Walker, now a Trump-appointed federal district judge in Kentucky, once served as a law clerk to Kavanaugh on the D.C. Circuit. Both Kavanaugh and McConnell traveled to Louisville last month for Walker’s formal oath-taking ceremony.
“Justin Walker understands the role of a federal judge,” Kavanaugh said at the ceremony, according to the Louisville Courier-Journal. “He reveres the Constitution, and he will work every day to preserve the American rule of law.”
When Trump nominated Walker to be a federal district judge last year, the American Bar Association rated him “not qualified,” saying he lacked any significant trial experience.
“The only reason Mr. Walker has been nominated for an austere judgeship is his membership in the Federalist Society and his far-right-wing views on health care, civil rights, and executive power,” Senate Democratic leader Chuck Schumer said at the time.
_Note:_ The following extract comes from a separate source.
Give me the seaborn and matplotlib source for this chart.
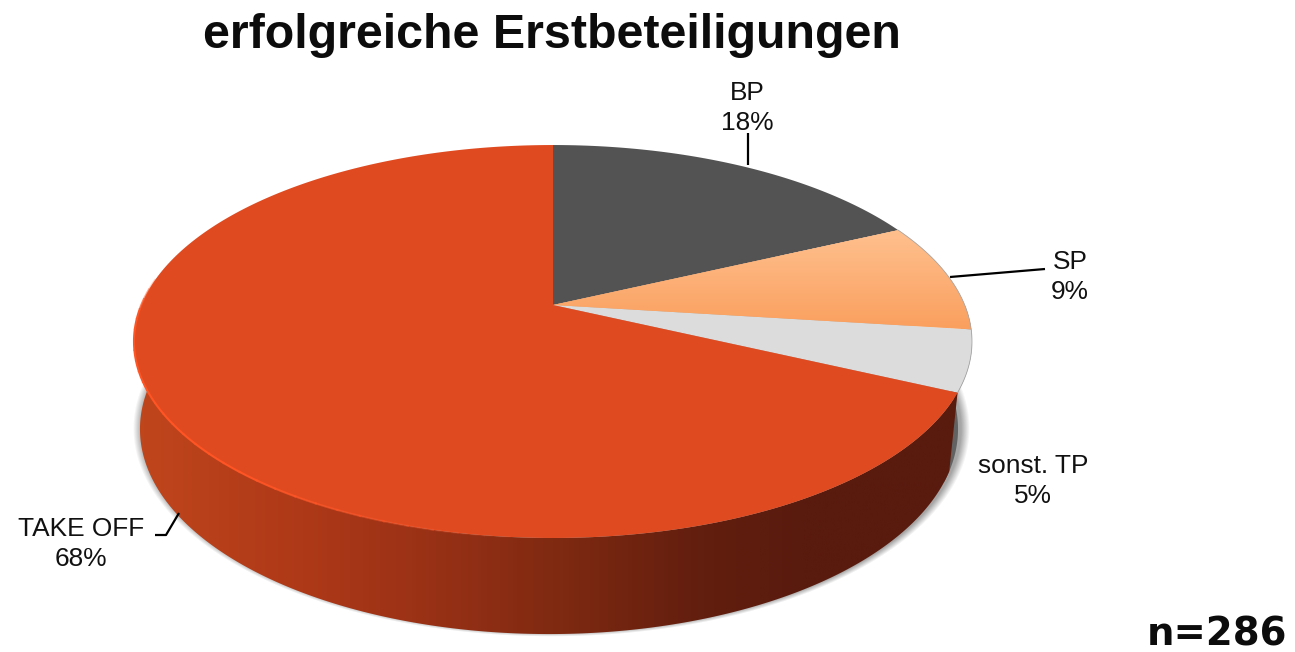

But Mike Davis, president of the Article III Project, which works to support Trump’s judicial nominees, said Walker will give the D.C. Circuit “his everyday-American upbringing, Midwestern sensibilities, impeccable credentials, conservative judicial philosophy, and brilliant legal mind.”
Wilson is a former Republican member of the Mississippi House of Representatives who now serves on the Mississippi Court of Appeals. He got the nomination after opposition from Republican Senators Ted Cruz of Texas and Josh Hawley of Missouri scuttled Trump’s first selection for the seat, Halli “Sul” Ozerden.
Twenty liberal and health-care-advocacy groups said in a letter to senators this week that Wilson “will put the health of millions at stake should he, as a judge, encounter litigation challenges to the ACA.”
Judicial Crisis Network President Carrie Severino, a supporter of Trump’s nominees, said Wilson “has been committed to conservative causes” throughout his career.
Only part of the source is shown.